Let's proofread that to say "NIMBY."
posted by Old Geezer at 3:04 PM on November 29, 2009


Also, if you're coming with facts, make sure they match the local settings. Are the studies and statistics relatively current, and from similar neighborhoods? Otherwise, hastily cited studies will reinforce the notion that you're view that you're just another NIMBYist.
posted by filthy light thief at 6:11 PM on November 29, 2009


Check to see if anyone local has done traffic and parking congestion studies, ask about the current water department infrastructure for sewage and water supply, look into how the current mix of housing is using local shared resources (including public schools, etc.)

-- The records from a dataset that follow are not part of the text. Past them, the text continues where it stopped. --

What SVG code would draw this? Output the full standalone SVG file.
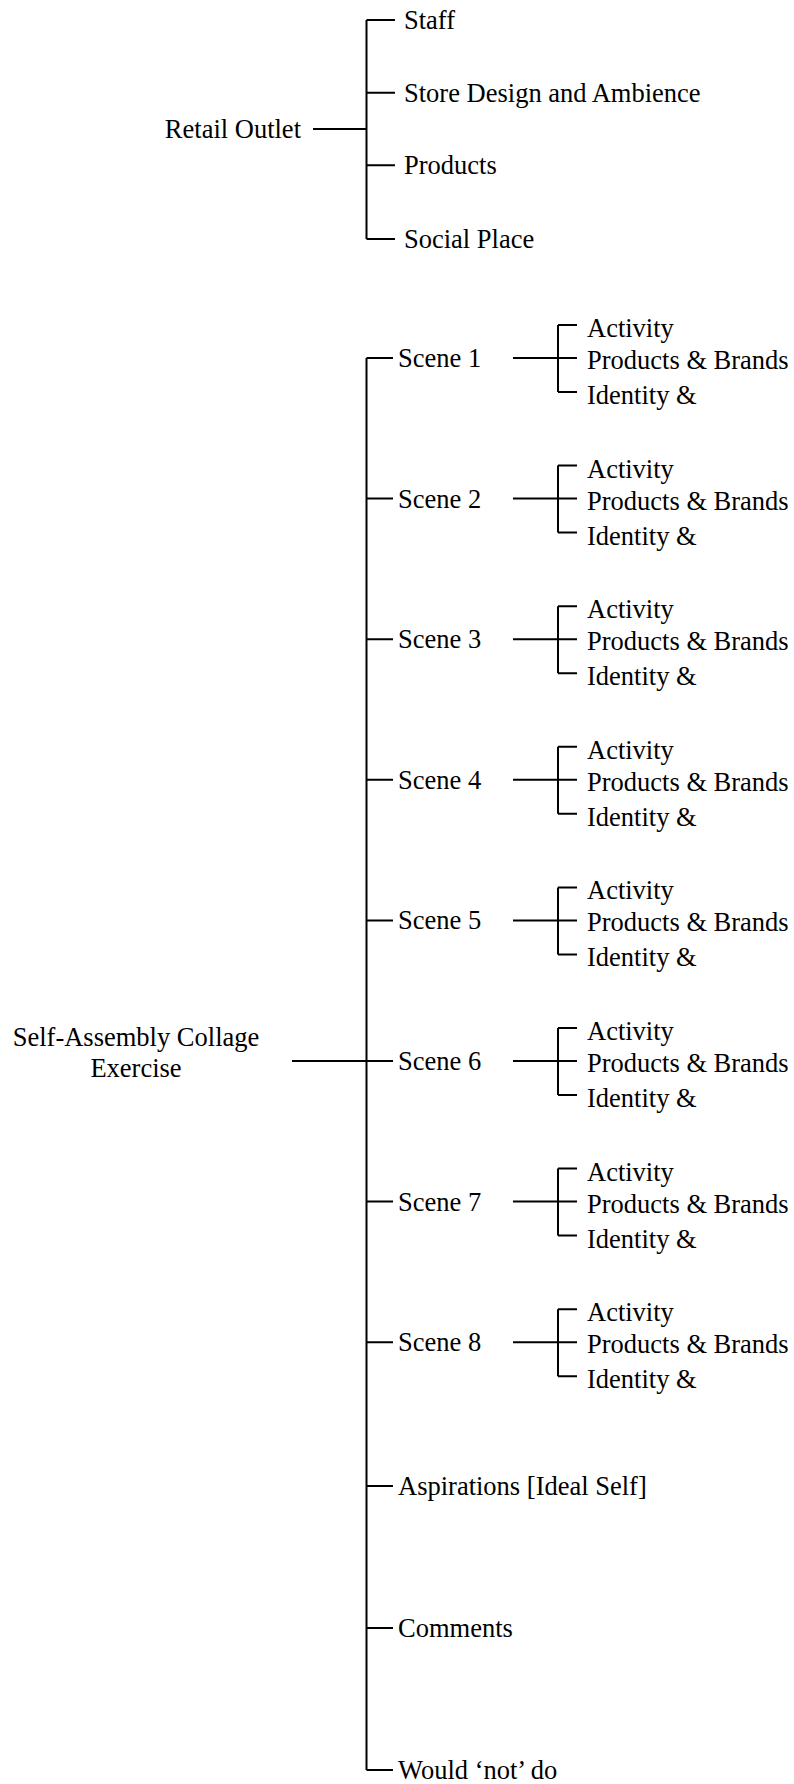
<svg xmlns="http://www.w3.org/2000/svg" width="794" height="1784" viewBox="0 0 794 1784">
  <style>
    .t { font-family: "Liberation Serif", "Times New Roman", serif; font-size: 26.5px; fill: #000; }
    .c { text-anchor: middle; }
    .e { text-anchor: end; }
    .ln { stroke: #000; stroke-width: 2; fill: none; }
  </style>
  <defs>
    <!-- sub-branch drawn once per scene: stem, bracket and three ticks -->
    <g id="sub">
      <path class="ln" d="M513 0 H577 M558 -33 V34 M558 -33 H577 M558 34 H577"/>
    </g>
    <!-- the three labels of a scene's sub-branch -->
    <g id="sublabels">
      <text class="t" x="587" y="-21">Activity</text>
      <text class="t" x="587" y="11">Products &amp; Brands</text>
      <text class="t" x="587" y="46">Identity &amp;</text>
    </g>
  </defs>
  <rect width="794" height="1784" fill="#fff"/>

  <g id="connectors">
    <!-- Retail Outlet tree -->
    <path class="ln" d="M313 129 H366.5 M366.5 20 V239 M366.5 20 H395 M366.5 92.7 H395 M366.5 165.3 H395 M366.5 239 H395"/>
    <!-- Self-Assembly tree trunk -->
    <path class="ln" d="M292 1061 H366.5 M366.5 358 V1770"/>
    <path class="ln" d="M366.5 358 H393 M366.5 498.6 H393 M366.5 639.2 H393 M366.5 779.8 H393 M366.5 920.4 H393 M366.5 1061 H393 M366.5 1201.6 H393 M366.5 1342.2 H393 M366.5 1486 H393 M366.5 1628 H393 M366.5 1770 H393"/>
    <use href="#sub" y="358"/>
    <use href="#sub" y="498.6"/>
    <use href="#sub" y="639.2"/>
    <use href="#sub" y="779.8"/>
    <use href="#sub" y="920.4"/>
    <use href="#sub" y="1061"/>
    <use href="#sub" y="1201.6"/>
    <use href="#sub" y="1342.2"/>
  </g>

  <g id="retail-outlet"><text class="t e" x="301" y="138">Retail Outlet</text></g>
  <g id="staff"><text class="t" x="404" y="29">Staff</text></g>
  <g id="store-design"><text class="t" x="404" y="101.7">Store Design and Ambience</text></g>
  <g id="products"><text class="t" x="404" y="174.3">Products</text></g>
  <g id="social-place"><text class="t" x="404" y="248">Social Place</text></g>

  <g id="self-assembly">
    <text class="t c" x="136" y="1046">Self-Assembly Collage</text>
    <text class="t c" x="136" y="1077">Exercise</text>
  </g>

  <g id="scene-1"><text class="t" x="398" y="367">Scene 1</text><use href="#sublabels" y="358"/></g>
  <g id="scene-2"><text class="t" x="398" y="507.6">Scene 2</text><use href="#sublabels" y="498.6"/></g>
  <g id="scene-3"><text class="t" x="398" y="648.2">Scene 3</text><use href="#sublabels" y="639.2"/></g>
  <g id="scene-4"><text class="t" x="398" y="788.8">Scene 4</text><use href="#sublabels" y="779.8"/></g>
  <g id="scene-5"><text class="t" x="398" y="929.4">Scene 5</text><use href="#sublabels" y="920.4"/></g>
  <g id="scene-6"><text class="t" x="398" y="1070">Scene 6</text><use href="#sublabels" y="1061"/></g>
  <g id="scene-7"><text class="t" x="398" y="1210.6">Scene 7</text><use href="#sublabels" y="1201.6"/></g>
  <g id="scene-8"><text class="t" x="398" y="1351.2">Scene 8</text><use href="#sublabels" y="1342.2"/></g>

  <g id="aspirations"><text class="t" x="398" y="1495">Aspirations [Ideal Self]</text></g>
  <g id="comments"><text class="t" x="398" y="1637">Comments</text></g>
  <g id="would-not-do"><text class="t" x="398" y="1779">Would ‘not’ do</text></g>
</svg>
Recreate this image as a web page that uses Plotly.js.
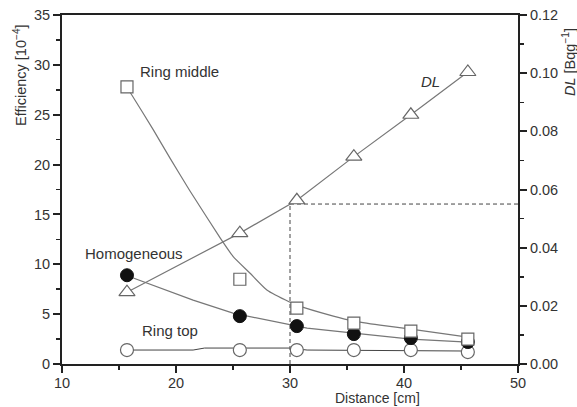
<!DOCTYPE html>
<html><head><meta charset="utf-8">
<script src="https://cdn.plot.ly/plotly-3.0.1.min.js"></script>
<style>body{margin:0;padding:0;background:#fff}#chart{width:577px;height:407px}</style>
</head><body><div id="chart"></div>
<script>
// Measured points
const distance = [15.7, 25.6, 30.6, 35.6, 40.6, 45.6];
const ringMiddle = [27.8, 8.5, 5.6, 4.1, 3.3, 2.5];
const homogeneous = [8.9, 4.8, 3.8, 3.0, 2.6, 2.2];
const ringTop = [1.4, 1.4, 1.4, 1.4, 1.4, 1.2];
const dl = [0.0247, 0.045, 0.0563, 0.0713, 0.0857, 0.1004];

// Fitted curves
const ringMiddleFitX = [15.7, 16.0, 18.0, 19.5, 21.2, 23.9, 25.0, 26.5, 28.0, 30.0, 30.6, 33.8, 35.6, 37.9, 40.6, 45.6];
const ringMiddleFitY = [27.7, 27.2, 23.5, 20.6, 17.4, 12.6, 10.8, 9.1, 7.4, 6.2, 5.9, 4.8, 4.3, 3.9, 3.5, 2.7];
const homogeneousFitX = [15.6, 21.5, 25.0, 30.0, 31.5, 35.6, 40.6, 45.6];
const homogeneousFitY = [8.9, 6.4, 5.1, 4.0, 3.6, 3.1, 2.5, 2.2];
const ringTopFitX = [15.7, 21.5, 22.5, 30.0, 31.5, 45.6];
const ringTopFitY = [1.4, 1.4, 1.6, 1.6, 1.4, 1.3];

const dlTarget = 0.055;
const distTarget = 30;

const xTicks = [10, 20, 30, 40, 50];
const yTicks = [0, 5, 10, 15, 20, 25, 30, 35];
const y2Ticks = [0, 0.02, 0.04, 0.06, 0.08, 0.10, 0.12];
const y2Labels = ['0.00', '0.02', '0.04', '0.06', '0.08', '0.10', '0.12'];

const font = 'Liberation Sans, Arial, Helvetica, sans-serif';
const txt = '#333';
const lineGray = '#777';
const mkLine = {color: '#666', width: 1.2};
const tickFont = {size: 14.5, color: txt};

const traces = [
  {x: ringMiddleFitX, y: ringMiddleFitY, mode: 'lines', line: {color: lineGray, width: 1.2, shape: 'spline', smoothing: 0.5}, hoverinfo: 'skip'},
  {x: homogeneousFitX, y: homogeneousFitY, mode: 'lines', line: {color: lineGray, width: 1.2}, hoverinfo: 'skip'},
  {x: ringTopFitX, y: ringTopFitY, mode: 'lines', line: {color: '#444', width: 1}, hoverinfo: 'skip'},
  {x: distance, y: dl, yaxis: 'y2', mode: 'lines', line: {color: lineGray, width: 1.2}, hoverinfo: 'skip'},
  {x: distance, y: ringTop, mode: 'markers', marker: {symbol: 'circle', size: 13, color: '#fff', line: mkLine}},
  {x: distance, y: homogeneous, mode: 'markers', marker: {symbol: 'circle', size: 13, color: '#111', line: {color: '#111', width: 1}}},
  {x: distance, y: ringMiddle, mode: 'markers', marker: {symbol: 'square', size: 12, color: '#fff', line: mkLine}},
  {x: distance, y: dl, yaxis: 'y2', mode: 'markers', marker: {symbol: 'triangle-up', size: 14, color: '#fff', line: mkLine}}
];

const W = 577, H = 407, ML = 62, MR = 59, MT = 15, MB = 43;
const pw = W - ML - MR, ph = H - MT - MB;
const px = v => (v - ML) / pw;
const py = v => (H - MB - v) / ph;

const layout = {
  width: W, height: H,
  margin: {l: ML, r: MR, t: MT, b: MB},
  showlegend: false,
  paper_bgcolor: '#fff', plot_bgcolor: '#fff',
  font: {family: font, size: 14.5, color: txt},
  xaxis: {
    range: [10, 50], tickvals: xTicks, ticks: 'outside', ticklen: 7, tickwidth: 2, tickcolor: '#222',
    showline: true, linecolor: '#222', linewidth: 2, mirror: true, showgrid: false, zeroline: false,
    minor: {dtick: 5, ticks: 'outside', ticklen: 4, tickwidth: 1.5, tickcolor: '#222'},
    tickfont: tickFont, ticklabelstandoff: -2
  },
  yaxis: {
    range: [0, 35], tickvals: yTicks, ticks: 'outside', ticklen: 7, tickwidth: 2, tickcolor: '#222',
    showline: true, linecolor: '#222', linewidth: 2, showgrid: false, zeroline: false,
    minor: {dtick: 2.5, ticks: 'outside', ticklen: 4, tickwidth: 1.5, tickcolor: '#222'},
    tickfont: tickFont
  },
  yaxis2: {
    range: [0, 0.12], overlaying: 'y', side: 'right', tickvals: y2Ticks, ticktext: y2Labels,
    ticks: 'outside', ticklen: 7, tickwidth: 2, tickcolor: '#222',
    showline: true, linecolor: '#222', linewidth: 2, showgrid: false, zeroline: false,
    minor: {dtick: 0.01, ticks: 'outside', ticklen: 4, tickwidth: 1.5, tickcolor: '#222'},
    tickfont: tickFont
  },
  shapes: [
    {type: 'line', xref: 'x', yref: 'y2', x0: distTarget, x1: distTarget, y0: 0, y1: dlTarget, line: {color: '#444', width: 1, dash: '4px,3px'}, layer: 'below'},
    {type: 'line', xref: 'x', yref: 'y2', x0: distTarget, x1: 50, y0: dlTarget, y1: dlTarget, line: {color: '#444', width: 1, dash: '4px,3px'}, layer: 'below'}
  ],
  annotations: [
    {text: 'Ring middle', x: 16.7, y: 29.3, xref: 'x', yref: 'y', xanchor: 'left', yanchor: 'middle', showarrow: false, font: {size: 15, color: txt}},
    {text: '<i>DL</i>', x: 42.3, y: 0.097, xref: 'x', yref: 'y2', xanchor: 'center', yanchor: 'middle', showarrow: false, font: {size: 15, color: txt}},
    {text: 'Homogeneous', x: 11.8, y: 11.1, xref: 'x', yref: 'y', xanchor: 'left', yanchor: 'middle', showarrow: false, font: {size: 15, color: txt}},
    {text: 'Ring top', x: 16.8, y: 3.4, xref: 'x', yref: 'y', xanchor: 'left', yanchor: 'middle', showarrow: false, font: {size: 15, color: txt}},
    {text: 'Distance [cm]', x: px(377), y: py(407), xref: 'paper', yref: 'paper', xanchor: 'center', yanchor: 'bottom', borderpad: 0, showarrow: false, font: {size: 14, color: txt}},
    {text: 'Efficiency [10<sup>−4</sup>]', x: px(20), y: py(75), xref: 'paper', yref: 'paper', xanchor: 'center', yanchor: 'middle', textangle: -90, showarrow: false, font: {size: 14.5, color: txt}},
    {text: '<i>DL</i> [Bqg<sup>−1</sup>]', x: px(569), y: py(62), xref: 'paper', yref: 'paper', xanchor: 'center', yanchor: 'middle', textangle: -90, showarrow: false, font: {size: 14.5, color: txt}}
  ]
};

Plotly.newPlot('chart', traces, layout, {displayModeBar: false, staticPlot: true});
</script></body></html>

Smaller multi-unit buildings MAY be better for the environment, but that doesn't mean that a 90 year old neighborhood of single family homes can be expanded exponentially without some kind of effect on the community systems. I sold a condo in 2003 in a neighborhood where developers eventually bought up old warehouses and crammed hundreds of condos and townhomes into the existing space. A condo canyon rose up on either side of the main thoroughfare, parking problems (which had been numerous before) multiplied a thousandfold as developers were not required to also build parking structures for the hundreds of new vehicles that accompanied those condos and townhomes. Street congestion became ridiculous. And so on and so on. There was no big vision for the neighborhood, no grand plan. Just developers throwing up vertical towers right and left.

Sorry, naysayers. Wanting careful community planning that weighs the pro's and con's of vertical expansion is not a NIMBY issue.
posted by jeanmari at 8:37 PM on November 29, 2009 [1 favorite]


Get your neighbors together and plan a response. A condo development will increase lighting, parking, traffic, noise. My neighborhood successfully fought a development by a big company by working together. Each person researched a different impact, and presented at the zoning board, which passed the development, and the planning board, which denied it. Yay!